It is interesting to note in this extract the mixture of natural and
money economy, the appearance of domestic manufactures, and the
energetic co-operation of the wife in the work of the farm. The
sixteenth century would have had little sympathy with the
sentimentalists who hold that womanhood in itself is a burden so heavy
that all active occupations should be forbidden to the married woman.

According to Harrison[59] the standard of comfort among the agricultural
classes rose markedly at this time. Chimneys became common, pewter
plates and silver or tin spoons are used in place of "tinn platters and
wooden spoons." A farmer thinks his gains very small "if he have not a
fair garnish of pewter on his cupboard, with so much more in odd vessels
going about the house, three or four feather-beds, so manie coverlids or
carpets of tapestry, a silver salt, a bowl for wine if not a whole nest,
and a dozen of spoons to furnish up the suit."

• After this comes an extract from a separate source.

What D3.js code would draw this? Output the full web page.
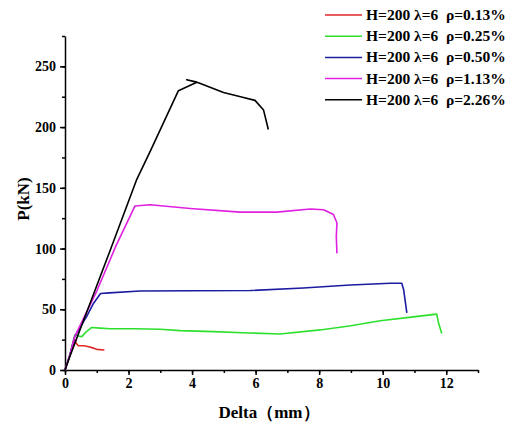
<!DOCTYPE html>
<html lang="en">
<head>
  <meta charset="UTF-8">
  <title>P-Delta curves</title>
  <script src="https://d3js.org/d3.v7.min.js"></script>
  <style>
    body { margin: 0; background: #fff; }
    text { font-family: "Liberation Serif", "Times New Roman", serif; font-weight: bold; }
    .tick text { font-size: 14px; }
    .axis path, .axis line { stroke: #000; stroke-width: 1.5; }
  </style>
</head>
<body>
<svg width="514" height="423"></svg>
<script>
  // legend labels
  const labels = [
    "H=200 λ=6  ρ=0.13%",
    "H=200 λ=6  ρ=0.25%",
    "H=200 λ=6  ρ=0.50%",
    "H=200 λ=6  ρ=1.13%",
    "H=200 λ=6  ρ=2.26%"
  ];
  const colors = ["#e02828", "#2ee02e", "#1c1ca0", "#e020e0", "#000000"];

  // [delta(mm), P(kN)]
  const red = [[0,0],[0.15,12],[0.31,25],[0.35,22],[0.42,20],[0.6,20],[0.75,19.2],[0.9,18],[1.0,17],[1.24,16.5]];
  const green = [[0,0],[0.15,12],[0.31,29],[0.42,28],[0.53,27.5],[0.65,31],[0.84,35],[1.1,34.5],[1.42,34],[2.2,34],[3.0,33.5],[3.62,32.4],[4.67,31.6],[5.8,30.5],[6.77,29.7],[8.03,33],[9.0,36.5],[9.92,40.6],[10.9,43.5],[11.7,46],[11.76,38.4],[11.86,30]];
  const blue = [[0,0],[0.15,12],[0.3,27],[0.45,34],[0.68,44],[0.9,55],[1.12,63],[1.4,63.5],[2.36,65],[4.0,65.2],[5.83,65.4],[7.5,67.5],[8.98,70],[10.24,71.4],[10.6,71.4],[10.66,66],[10.76,47]];
  const magenta = [[0,0],[0.15,12],[0.3,27],[0.5,38],[1.0,65],[1.6,102],[2.2,135],[2.68,136],[3.94,133],[5.51,130],[6.67,130],[7.72,132.6],[8.14,132],[8.45,128],[8.56,121],[8.54,110],[8.56,96]];
  const black = [[0,0],[0.15,11],[0.47,33],[1.4,97],[2.26,157],[2.7,181],[3.57,230],[4.15,237],[3.83,239],[4.2,236.5],[4.99,228.5],[5.62,224.4],[5.98,222],[6.25,214],[6.4,198]];
  const series = [red, green, blue, magenta, black];

  const xTicks = [0, 2, 4, 6, 8, 10, 12];
  const yTicks = [0, 50, 100, 150, 200, 250];

  const svg = d3.select("svg");
  const x = d3.scaleLinear().domain([0, 13]).range([65, 478]);
  const y = d3.scaleLinear().domain([0, 275]).range([370, 36]);

  // minor ticks
  svg.append("g")
    .attr("class", "axis")
    .attr("transform", "translate(0,370)")
    .call(d3.axisBottom(x).tickValues(d3.range(0, 14, 1)).tickSize(3).tickFormat(""))
    .select(".domain").remove();
  svg.append("g")
    .attr("class", "axis")
    .attr("transform", "translate(65,0)")
    .call(d3.axisLeft(y).tickValues(d3.range(0, 276, 25)).tickSize(3).tickFormat(""))
    .select(".domain").remove();

  // major axes
  svg.append("g")
    .attr("class", "axis")
    .attr("transform", "translate(0,370)")
    .call(d3.axisBottom(x).tickValues(xTicks).tickSize(5).tickSizeOuter(0).tickPadding(3));
  svg.append("g")
    .attr("class", "axis")
    .attr("transform", "translate(65,0)")
    .call(d3.axisLeft(y).tickValues(yTicks).tickSize(5).tickSizeOuter(0).tickPadding(4));

  // curves
  const line = d3.line().x(d => x(d[0])).y(d => y(d[1]));
  svg.selectAll(".curve")
    .data(series)
    .enter()
    .append("path")
    .attr("class", "curve")
    .attr("fill", "none")
    .attr("stroke", (d, i) => colors[i])
    .attr("stroke-width", 1.6)
    .attr("stroke-linejoin", "round")
    .attr("d", line);

  // axis titles
  svg.append("text")
    .attr("x", 269).attr("y", 418)
    .attr("text-anchor", "middle")
    .attr("font-size", 17)
    .text("Delta（mm）");
  svg.append("text")
    .attr("transform", "translate(29,199) rotate(-90)")
    .attr("text-anchor", "middle")
    .attr("font-size", 17)
    .text("P(kN)");

  // legend
  const legend = svg.append("g");
  labels.forEach((lab, i) => {
    const ly = 15 + i * 21.2;
    legend.append("line")
      .attr("x1", 325).attr("x2", 362)
      .attr("y1", ly).attr("y2", ly)
      .attr("stroke", colors[i]).attr("stroke-width", 1.5);
    legend.append("text")
      .attr("x", 366).attr("y", ly + 5)
      .attr("font-size", 15.5)
      .style("white-space", "pre")
      .text(lab);
  });
</script>
</body>
</html>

Food, too, according to Harrison, was plentiful and varied. The increase
in pasture farming and the decrease in arable land had made meat (often,
it is true, salted) cheaper and corn-stuffs dearer, at least in
proportion. This tendency can be traced in the menus and accounts of the
period, and certainly appears in the following extract:[60] "The
artificers and husbandmen make greatest account of such food as they may
soonest come by and have it quickliest ready. Their food also consisteth
principallie in beef and such meat as the butcher selleth; that is to
saie, mutton, veal, lamb, pork, whereof he findeth great store in the
markets adjoining, besides souse,[61] brawn, bacon, fruit, pies of
fruit, fowles of sundrie sort, cheese, butter, eggs." A little lower
down he notes that venison and a cup of wine are luxuries reserved for
special occasions.

It is not easy to estimate the worth of Harrison's testimony to the
social habits of a class which he did not probably know intimately. It
is certain, too, that he was not speaking here of the poorest class of
labourers,[62] those who later recruited the class eligible for poor-law
relief. But even making these admissions, his words seem to be evidence
of a standard of comfort higher in some respects than could be attained
by the corresponding classes to-day. Chicken, for instance, practically
never forms part of the dietary of even the well-to-do urban artisan of
the present time.

In the organisation of the wealthy household, the economic changes of
the time produced important alterations. The increase in buying and
selling made the landlords more anxious to dispose of their surplus
produce in the markets, and on the other hand provided new luxuries on
which money could be spent. There resulted a tendency, which can be
traced in all the household books of the period, to limit the numbers of
servants and retainers. At the same time there was a growing desire for
privacy, and a widening gulf between the upper and the lower classes of
society. Hence the hall, the general assembly-place for the entire
household, lost its importance; dining-rooms and withdrawing-rooms for
the exclusive use of the family and guests, took its place, and the
servants were relegated to their own part of the house. Partly as cause
of this, partly as effect, domestic administration ceases to be a career
for men of better social rank, a tendency which would of course be
intensified by the fact that in commerce, in literature, in exploration,
&c., new opportunities were perpetually being opened up. Hence
Elizabeth's reign is a turning-point for the history both of domestic
service and of domestic architecture. It was probably about this time
that women superseded men as cooks and cleaners, and it is certain that
the increase in Elizabeth's reign of industries worked for profit must
have diminished the production for use in the household of many articles
of common domestic utility.[63]


(2) _Life in the Stuart Period_

For 150 years after the death of Elizabeth no startling changes occur in
the organisation of the household or in its economic relations. The
marked feature of this period is the existence of domestic manufactures,
engaging the head of the household and his family, one or two
apprentices, and sometimes a journeyman or two. It was common, indeed
all but universal, for the small master manufacturers to board and lodge
their employees, as it was common for farmers to board and lodge their
labourers. The larger households carried on at home many of the
operations--baking, brewing, washing, jam-making--which have now passed
to the factory. There was a steady growth of domestic luxury and of
convenience. The development of commerce made available new commodities,
such as tea, coffee, cocoa, and thereby influenced social life.
Furniture became more elegant, and perhaps at the same time more
stuffy.

It would require much reading and research to elaborate the details of
this progress, and for our present purpose it is hardly necessary, as it
involved alteration in particulars but not in the general organisation
of household economy. The difficulties of finding domestic servants
begin, however, to make themselves felt, and are amusingly discussed by
such writers as Defoe and Swift. It is at some time during this period
that houses are first built in terraces and squares on an identical
plan for letting purposes. But there are no sweeping changes, such as
mark the eighty years before the accession of Victoria.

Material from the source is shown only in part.